Monday 11 January 2016

A long time ago

Now that my father in law is in a low level care facility (Home care comes and assists him.  Cooking is provided), his house is being sold and the family is taking care of all the things he did not want and could not have taken with him to his new home. As things are being divided up, I am getting what would have been Brian's.  Most of it is being passed on to those of my kids who want it, but I wanted to show you this before I tucked it away.

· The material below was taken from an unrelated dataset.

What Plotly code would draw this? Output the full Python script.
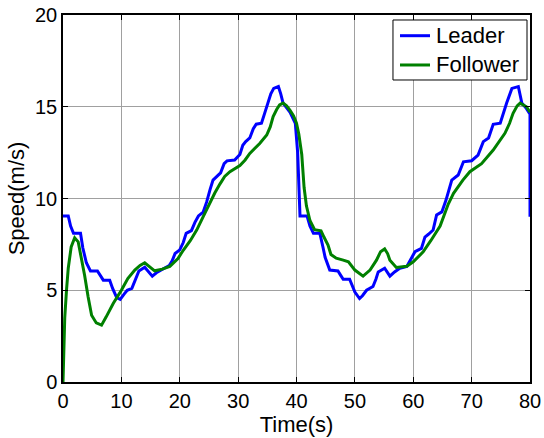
import plotly.graph_objects as go

# Leader speed profile (time s, speed m/s)
leader_t = [0, 0.9, 1.3, 1.8, 3.0, 3.4, 4.0, 4.7, 5.9, 6.4, 6.9, 8.0, 8.5, 9.2, 9.8, 10.5, 11.0, 11.8,
            12.4, 13.0, 14.0, 14.6, 15.3, 16.0, 17.0, 18.2, 18.7, 19.2, 20.0, 20.6, 21.1, 22.0, 22.6,
            23.2, 24.0, 24.6, 25.2, 25.7, 26.5, 27.0, 27.6, 28.1, 29.4, 30.3, 30.8, 31.3, 32.0, 32.6,
            33.1, 34.0, 34.5, 35.1, 35.6, 36.1, 36.9, 37.3, 37.7, 38.9, 39.8, 40.2, 40.6, 41.8, 42.3,
            42.9, 44.0, 44.5, 44.9, 45.7, 47.1, 47.6, 48.0, 49.1, 49.6, 50.0, 50.8, 51.3, 52.0, 53.1,
            53.6, 54.0, 55.1, 55.6, 56.0, 56.8, 57.7, 58.9, 59.6, 60.3, 61.4, 62.0, 62.6, 63.4, 64.0,
            64.9, 65.6, 66.6, 67.7, 68.6, 70.0, 71.1, 72.0, 72.9, 73.7, 74.9, 76.0, 76.9, 78.0, 78.6,
            79.4, 80.0, 80.0]
leader_v = [9.05, 9.05, 8.5, 8.1, 8.1, 7.3, 6.5, 6.05, 6.05, 5.8, 5.55, 5.55, 5.1, 4.6, 4.5, 4.8, 5.0, 5.1,
            5.6, 6.05, 6.25, 6.0, 5.77, 5.95, 6.15, 6.35, 6.6, 7.0, 7.2, 7.6, 8.1, 8.25, 8.7,
            9.05, 9.25, 9.8, 10.5, 11.0, 11.25, 11.4, 11.9, 12.05, 12.1, 12.4, 12.9, 13.1, 13.3, 13.8,
            14.05, 14.1, 14.6, 15.2, 15.7, 16.0, 16.1, 15.7, 15.2, 14.7, 14.1, 12.5, 9.05, 9.05, 8.5,
            8.1, 8.1, 7.4, 6.8, 6.1, 6.05, 5.8, 5.6, 5.6, 5.2, 4.9, 4.55, 4.7, 5.0, 5.2,
            5.6, 6.0, 6.2, 5.95, 5.77, 6.0, 6.2, 6.3, 6.7, 7.1, 7.28, 7.9, 8.05, 8.28, 9.1,
            9.27, 9.9, 11.0, 11.28, 12.0, 12.06, 12.37, 13.1, 13.3, 14.04, 14.1, 15.2, 16.0, 16.1, 15.2,
            14.9, 14.6, 9.0]

# Follower speed profile (time s, speed m/s)
follower_t = [0, 0.3, 0.6, 0.9, 1.4, 2.0, 2.6, 3.1, 3.7, 4.3, 4.9, 5.7, 6.6, 7.4, 8.6, 10.0, 11.1, 12.3,
              13.2, 14.0, 14.9, 15.7, 17.0, 18.3, 19.7, 20.6, 21.8, 22.9, 24.0, 25.1, 26.0, 26.9, 27.7,
              28.6, 29.5, 30.3, 31.2, 32.0, 33.7, 34.9, 35.5, 36.0, 36.6, 37.1, 37.7, 38.3, 38.9, 39.5,
              40.0, 40.4, 40.9, 41.3, 41.7, 42.3, 43.1, 44.2, 44.7, 45.4, 45.9, 46.8, 48.0, 48.9, 50.0,
              50.7, 51.4, 52.6, 53.7, 54.4, 55.1, 55.6, 56.0, 57.1, 58.0, 58.9, 60.0, 61.7, 63.0, 64.6,
              66.0, 66.9, 68.5, 69.7, 71.7, 73.7, 75.7, 76.5, 77.1, 77.8, 78.3, 79.4, 80.0]
follower_v = [0.0, 3.5, 5.0, 6.2, 7.36, 7.86, 7.64, 6.82, 5.82, 4.64, 3.64, 3.22, 3.1, 3.55, 4.28, 5.0, 5.64, 6.1,
              6.35, 6.5, 6.27, 6.06, 6.15, 6.3, 6.73, 7.18, 7.7, 8.28, 9.0, 9.73, 10.3, 10.8, 11.2,
              11.46, 11.65, 11.8, 12.1, 12.46, 13.0, 13.46, 13.9, 14.46, 14.85, 15.1, 15.2, 15.05, 14.8, 14.5,
              14.1, 13.5, 12.4, 10.6, 9.6, 8.8, 8.3, 8.24, 7.9, 7.46, 6.95, 6.75, 6.64, 6.55, 6.1,
              5.95, 5.77, 6.1, 6.64, 7.1, 7.25, 7.0, 6.64, 6.24, 6.28, 6.31, 6.55, 7.09, 7.7, 8.5,
              9.7, 10.28, 11.0, 11.46, 11.9, 12.64, 13.55, 14.1, 14.64, 15.05, 15.2, 15.0, 14.7]

x_ticks = [0, 10, 20, 30, 40, 50, 60, 70, 80]
y_ticks = [0, 5, 10, 15, 20]
series_names = ["Leader", "Follower"]
series_colors = ["#0000ff", "#008000"]

FONT = "Arial, Liberation Sans, sans-serif"

fig = go.Figure()
for name, color, tt, vv in zip(series_names, series_colors,
                               [leader_t, follower_t], [leader_v, follower_v]):
    fig.add_trace(go.Scatter(x=tt, y=vv, mode="lines", name=name,
                             line=dict(color=color, width=3), showlegend=False))

axis_common = dict(showline=True, linecolor="black", linewidth=1.5, mirror="ticks",
                   ticks="inside", ticklen=5, tickcolor="black", automargin=False,
                   showgrid=True, gridcolor="#a0a0a0", gridwidth=1, zeroline=False,
                   tickfont=dict(family=FONT, size=20, color="black"))

fig.update_xaxes(range=[0, 80], tickvals=x_ticks,
                 title=dict(text="Time(s)", font=dict(family=FONT, size=22, color="black"), standoff=2),
                 **axis_common)
fig.update_yaxes(range=[0, 20], tickvals=y_ticks,
                 title=dict(text="Speed(m/s)", font=dict(family=FONT, size=22, color="black"), standoff=4),
                 **axis_common)

# Legend box (MATLAB style) built from shapes + annotations, in paper coordinates
shapes = [dict(type="rect", xref="paper", yref="paper", x0=0.7066, x1=0.9936, y0=0.8229, y1=0.9864,
               fillcolor="white", line=dict(color="black", width=1), layer="above")]
annotations = []
row_y = [0.9436, 0.8638]
for name, color, yy in zip(series_names, series_colors, row_y):
    shapes.append(dict(type="line", xref="paper", yref="paper", x0=0.7216, x1=0.7859, y0=yy, y1=yy,
                       line=dict(color=color, width=3), layer="above"))
    annotations.append(dict(xref="paper", yref="paper", x=0.7945, y=yy, text=name, showarrow=False,
                            xanchor="left", yanchor="middle",
                            font=dict(family=FONT, size=22, color="black")))

fig.update_layout(
    width=544, height=438,
    margin=dict(l=63, r=14, t=15, b=56, autoexpand=False),
    paper_bgcolor="white", plot_bgcolor="white",
    font=dict(family=FONT, size=22, color="black"),
    showlegend=False,
    shapes=shapes,
    annotations=annotations,
)

fig.write_html("out.html")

Mary Maxim, craft store to the far flung Canadian woman, had a lovely little sampler for Grandparents.  It had clouds for your grandkids names around the phrase 'Grandchildren are the Treasures of Life.'

In the early 80's, I was just starting to get into cross stitch.  So many of us were.  I crocheted, I knit a very little and not so well as I liked, I quilted a bit, I sewed a great deal for my kids.  I did what needed doing.  I wanted to make that sampler for my mother in law.  She was not into embroidery at all,  so I knew it would be the perfect gift for a very hard to gift person. She always appreciated handmade things, being a very talented craft person in her own right.

What I did not want to do, was have to buy what was then, for my household, a very expensive kit.  We operated very, very lean.  It was the days of high interest and low return from the farm.  It was our pea soup days. There wasn't anything to waste.

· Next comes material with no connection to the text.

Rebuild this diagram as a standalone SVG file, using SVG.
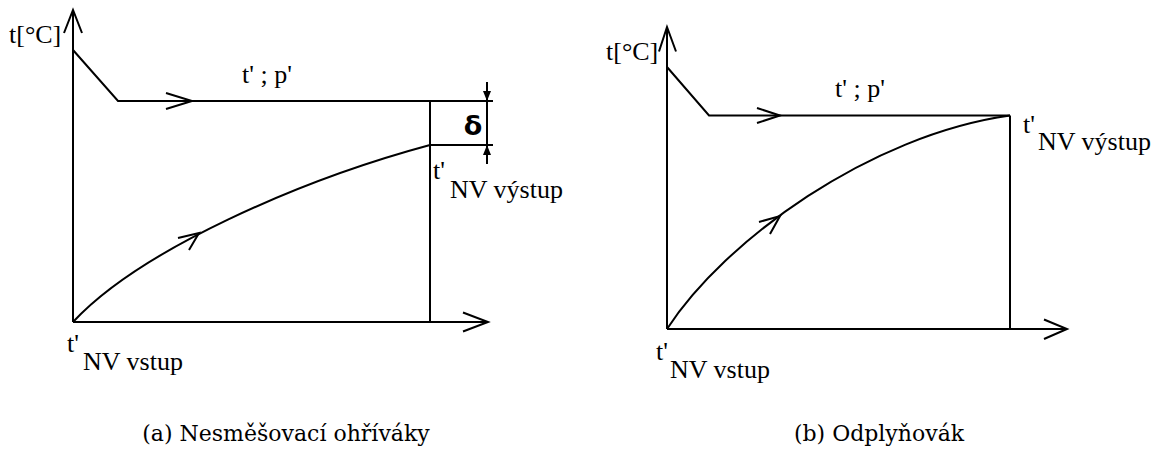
<svg xmlns="http://www.w3.org/2000/svg" width="1156" height="450" viewBox="0 0 1156 450">
  <style>
    .ln { fill: none; stroke: #000; stroke-width: 2; stroke-linejoin: miter; stroke-linecap: butt; }
    .lbl { font-family: "Liberation Serif", "DejaVu Serif", serif; font-size: 26px; fill: #000; }
    .cap { font-family: "DejaVu Serif", "Liberation Serif", serif; font-size: 22px; fill: #000; }
    .delta { font-family: "DejaVu Sans", "Liberation Sans", sans-serif; font-size: 27px; font-weight: bold; fill: #000; }
  </style>
  <defs>
    <marker id="dimArrow" viewBox="0 0 10 8" refX="10" refY="4" markerWidth="10" markerHeight="8" markerUnits="userSpaceOnUse" orient="auto">
      <path d="M0,0 L10,4 L0,8 Z" fill="#000"/>
    </marker>
  </defs>
  <rect width="1156" height="450" fill="#fff"/>

  <!-- Panel (a) -->
  <g id="panel-a">
    <g id="a-connectors">
      <line class="ln" x1="73" y1="322" x2="73" y2="10"/>
      <polyline class="ln" points="64,33 73,10 82,33"/>
      <line class="ln" x1="73" y1="322" x2="488" y2="322"/>
      <polyline class="ln" points="463,312.5 488,322 463,331.5"/>
      <polyline class="ln" points="73,50 118,101 493,101"/>
      <polyline class="ln" points="166,93 192,101 166,109"/>
      <line class="ln" x1="430" y1="101" x2="430" y2="322"/>
      <line class="ln" x1="430" y1="145" x2="493" y2="145"/>
      <path class="ln" d="M73,322 C140,250 300,180 430,145"/>
      <polyline class="ln" points="178,238 199,233 189,250"/>
      <line class="ln" x1="487" y1="82" x2="487" y2="164"/>
      <line x1="487" y1="86" x2="487" y2="101" stroke="#000" stroke-width="0" marker-end="url(#dimArrow)"/>
      <line x1="487" y1="160" x2="487" y2="145" stroke="#000" stroke-width="0" marker-end="url(#dimArrow)"/>
    </g>
    <g id="a-labels">
      <text class="lbl" x="9" y="43">t[°C]</text>
      <text class="lbl" x="242" y="83">t' ; p'</text>
      <text class="delta" x="473" y="135" text-anchor="middle">δ</text>
      <text class="lbl" x="433" y="179">t'</text>
      <text class="lbl" x="450" y="198">NV výstup</text>
      <text class="lbl" x="67" y="352">t'</text>
      <text class="lbl" x="83" y="370">NV vstup</text>
      <text class="cap" x="286" y="441" text-anchor="middle">(a) Nesměšovací ohříváky</text>
    </g>
  </g>

  <!-- Panel (b) -->
  <g id="panel-b">
    <g id="b-connectors">
      <line class="ln" x1="667" y1="329" x2="667" y2="27"/>
      <polyline class="ln" points="659,51.5 667,27 676,51.5"/>
      <line class="ln" x1="667" y1="329" x2="1067" y2="329"/>
      <polyline class="ln" points="1044,319.5 1067,329 1044,339"/>
      <polyline class="ln" points="667,67 709,115.5 1010,115.5"/>
      <polyline class="ln" points="757,108 780,115.5 757,123"/>
      <line class="ln" x1="1010" y1="115.5" x2="1010" y2="329"/>
      <path class="ln" d="M667,329 C725,240 870,135 1010,115.5"/>
      <polyline class="ln" points="759,222 780,216 770,234"/>
    </g>
    <g id="b-labels">
      <text class="lbl" x="606" y="60">t[°C]</text>
      <text class="lbl" x="835" y="97">t' ; p'</text>
      <text class="lbl" x="1023" y="133">t'</text>
      <text class="lbl" x="1038" y="150">NV výstup</text>
      <text class="lbl" x="656" y="360">t'</text>
      <text class="lbl" x="670" y="378">NV vstup</text>
      <text class="cap" x="879" y="441" text-anchor="middle">(b) Odplyňovák</text>
    </g>
  </g>
</svg>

So I searched through some old magasines I had and found a little motif and created this.  


The fabric is Aida cloth and the work is done with DMC thread.  I started using DMC thread because my mom used DMC thread and I had inherited her thread box.  I consider that a stroke of luck because DMC threads had a much broader range of colours when I began doing a lot of embroidery.  

You can see the outer edges of the work.  They are, most horrifically, bound in tape.   This was, at the time my magasines came from, a recommended way to stop the edges from fraying.   Horrifying to think of it now, and it should have been removed, but the way the frame was constructed, we needed a firm edging to mount the work in the frame.  I would do anything to be able to redo it now.  I should have sewn a strip of bias tape around it for mounting and stretching properly.  As it was, the work was tacked to the frame and that was that.  

Brian had made a frame with ends of the ash he was using as he built their house and he built to the size of the fabric before I started embroidering.  Once the work was complete, I washed the piece and disaster struck. The embroidered fabric shrank.  I was desperate.  The holidays were imminent and I had no time to rework the piece to fit the frame.  I had more aida so I used the sewing machine to sew a wide buttonhole stitch around the work to connect it to the larger aida backing fabric.  It turned out well enough and the picture hung in their living room undisturbed, but for the adding of three more grandchildren as the years went by.

It was the very first large embroidery piece I did.  I worked many large pieces over the years.  I wish I would have taken pictures of them as I finished them.  There were some truly lovely pieces. Birth samplers.  Lots of those.  Wedding samplers.  All kinds of lovely things. I don't know if anyone still has the work, but I like to imagine that somewhere, somehow, they are treasured, even if it is only in memory.